→ DATA LINES
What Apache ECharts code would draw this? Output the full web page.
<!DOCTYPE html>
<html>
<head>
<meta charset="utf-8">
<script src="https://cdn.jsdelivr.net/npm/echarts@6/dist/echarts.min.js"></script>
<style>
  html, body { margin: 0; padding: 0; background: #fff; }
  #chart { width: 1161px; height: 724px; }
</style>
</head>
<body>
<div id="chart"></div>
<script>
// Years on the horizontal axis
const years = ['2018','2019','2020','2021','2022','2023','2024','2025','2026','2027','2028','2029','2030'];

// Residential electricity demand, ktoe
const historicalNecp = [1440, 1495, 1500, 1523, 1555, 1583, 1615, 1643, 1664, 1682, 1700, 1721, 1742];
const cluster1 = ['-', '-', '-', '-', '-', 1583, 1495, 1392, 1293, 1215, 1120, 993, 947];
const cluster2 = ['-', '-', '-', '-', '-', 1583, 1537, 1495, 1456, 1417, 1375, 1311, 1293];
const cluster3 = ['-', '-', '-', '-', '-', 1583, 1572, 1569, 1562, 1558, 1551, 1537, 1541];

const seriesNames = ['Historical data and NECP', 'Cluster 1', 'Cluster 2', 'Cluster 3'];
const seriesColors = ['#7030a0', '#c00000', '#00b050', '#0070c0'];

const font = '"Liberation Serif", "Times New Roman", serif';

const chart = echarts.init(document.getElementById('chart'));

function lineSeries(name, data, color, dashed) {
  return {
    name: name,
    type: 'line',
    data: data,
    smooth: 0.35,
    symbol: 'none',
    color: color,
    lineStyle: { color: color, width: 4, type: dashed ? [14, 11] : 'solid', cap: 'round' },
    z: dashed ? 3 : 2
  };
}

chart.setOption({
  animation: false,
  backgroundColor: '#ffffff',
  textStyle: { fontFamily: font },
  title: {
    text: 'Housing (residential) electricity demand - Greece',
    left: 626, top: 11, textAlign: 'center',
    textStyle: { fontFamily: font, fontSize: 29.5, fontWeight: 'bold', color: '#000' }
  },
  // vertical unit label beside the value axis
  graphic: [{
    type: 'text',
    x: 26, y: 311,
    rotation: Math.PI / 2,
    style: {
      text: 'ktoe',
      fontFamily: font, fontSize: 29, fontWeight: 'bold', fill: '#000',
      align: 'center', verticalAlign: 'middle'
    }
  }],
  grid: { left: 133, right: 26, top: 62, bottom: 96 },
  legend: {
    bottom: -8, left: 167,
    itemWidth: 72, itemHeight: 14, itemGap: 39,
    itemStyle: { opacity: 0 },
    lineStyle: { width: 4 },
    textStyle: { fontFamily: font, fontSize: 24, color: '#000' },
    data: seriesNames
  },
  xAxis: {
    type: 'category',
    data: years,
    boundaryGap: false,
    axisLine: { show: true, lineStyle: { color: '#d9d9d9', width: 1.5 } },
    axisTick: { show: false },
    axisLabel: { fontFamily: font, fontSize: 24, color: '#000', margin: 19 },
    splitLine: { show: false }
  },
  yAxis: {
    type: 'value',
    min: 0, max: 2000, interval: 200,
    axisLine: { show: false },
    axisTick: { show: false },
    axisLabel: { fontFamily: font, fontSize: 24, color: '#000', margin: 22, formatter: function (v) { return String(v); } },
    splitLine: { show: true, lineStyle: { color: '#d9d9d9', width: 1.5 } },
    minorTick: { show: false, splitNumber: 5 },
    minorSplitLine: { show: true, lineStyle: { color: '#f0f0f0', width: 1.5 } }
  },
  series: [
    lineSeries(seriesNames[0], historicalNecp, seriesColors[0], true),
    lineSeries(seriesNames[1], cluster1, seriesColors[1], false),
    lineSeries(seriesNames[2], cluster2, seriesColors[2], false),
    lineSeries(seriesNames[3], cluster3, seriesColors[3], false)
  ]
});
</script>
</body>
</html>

→ SET EXERCISE
Make an exact copy of all the data.

→ WRITTEN RESPONSE
What Apache ECharts code would draw this? Output the full web page.
<!DOCTYPE html>
<html>
<head>
<meta charset="utf-8">
<script src="https://cdn.jsdelivr.net/npm/echarts@6/dist/echarts.min.js"></script>
<style>
  html, body { margin: 0; padding: 0; background: #fff; }
  #chart { width: 1161px; height: 724px; }
</style>
</head>
<body>
<div id="chart"></div>
<script>
// Years on the horizontal axis
const years = ['2018','2019','2020','2021','2022','2023','2024','2025','2026','2027','2028','2029','2030'];

// Residential electricity demand, ktoe
const historicalNecp = [1440, 1495, 1500, 1523, 1555, 1583, 1615, 1643, 1664, 1682, 1700, 1721, 1742];
const cluster1 = ['-', '-', '-', '-', '-', 1583, 1495, 1392, 1293, 1215, 1120, 993, 947];
const cluster2 = ['-', '-', '-', '-', '-', 1583, 1537, 1495, 1456, 1417, 1375, 1311, 1293];
const cluster3 = ['-', '-', '-', '-', '-', 1583, 1572, 1569, 1562, 1558, 1551, 1537, 1541];

const seriesNames = ['Historical data and NECP', 'Cluster 1', 'Cluster 2', 'Cluster 3'];
const seriesColors = ['#7030a0', '#c00000', '#00b050', '#0070c0'];

const font = '"Liberation Serif", "Times New Roman", serif';

const chart = echarts.init(document.getElementById('chart'));

function lineSeries(name, data, color, dashed) {
  return {
    name: name,
    type: 'line',
    data: data,
    smooth: 0.35,
    symbol: 'none',
    color: color,
    lineStyle: { color: color, width: 4, type: dashed ? [14, 11] : 'solid', cap: 'round' },
    z: dashed ? 3 : 2
  };
}

chart.setOption({
  animation: false,
  backgroundColor: '#ffffff',
  textStyle: { fontFamily: font },
  title: {
    text: 'Housing (residential) electricity demand - Greece',
    left: 626, top: 11, textAlign: 'center',
    textStyle: { fontFamily: font, fontSize: 29.5, fontWeight: 'bold', color: '#000' }
  },
  // vertical unit label beside the value axis
  graphic: [{
    type: 'text',
    x: 26, y: 311,
    rotation: Math.PI / 2,
    style: {
      text: 'ktoe',
      fontFamily: font, fontSize: 29, fontWeight: 'bold', fill: '#000',
      align: 'center', verticalAlign: 'middle'
    }
  }],
  grid: { left: 133, right: 26, top: 62, bottom: 96 },
  legend: {
    bottom: -8, left: 167,
    itemWidth: 72, itemHeight: 14, itemGap: 39,
    itemStyle: { opacity: 0 },
    lineStyle: { width: 4 },
    textStyle: { fontFamily: font, fontSize: 24, color: '#000' },
    data: seriesNames
  },
  xAxis: {
    type: 'category',
    data: years,
    boundaryGap: false,
    axisLine: { show: true, lineStyle: { color: '#d9d9d9', width: 1.5 } },
    axisTick: { show: false },
    axisLabel: { fontFamily: font, fontSize: 24, color: '#000', margin: 19 },
    splitLine: { show: false }
  },
  yAxis: {
    type: 'value',
    min: 0, max: 2000, interval: 200,
    axisLine: { show: false },
    axisTick: { show: false },
    axisLabel: { fontFamily: font, fontSize: 24, color: '#000', margin: 22, formatter: function (v) { return String(v); } },
    splitLine: { show: true, lineStyle: { color: '#d9d9d9', width: 1.5 } },
    minorTick: { show: false, splitNumber: 5 },
    minorSplitLine: { show: true, lineStyle: { color: '#f0f0f0', width: 1.5 } }
  },
  series: [
    lineSeries(seriesNames[0], historicalNecp, seriesColors[0], true),
    lineSeries(seriesNames[1], cluster1, seriesColors[1], false),
    lineSeries(seriesNames[2], cluster2, seriesColors[2], false),
    lineSeries(seriesNames[3], cluster3, seriesColors[3], false)
  ]
});
</script>
</body>
</html>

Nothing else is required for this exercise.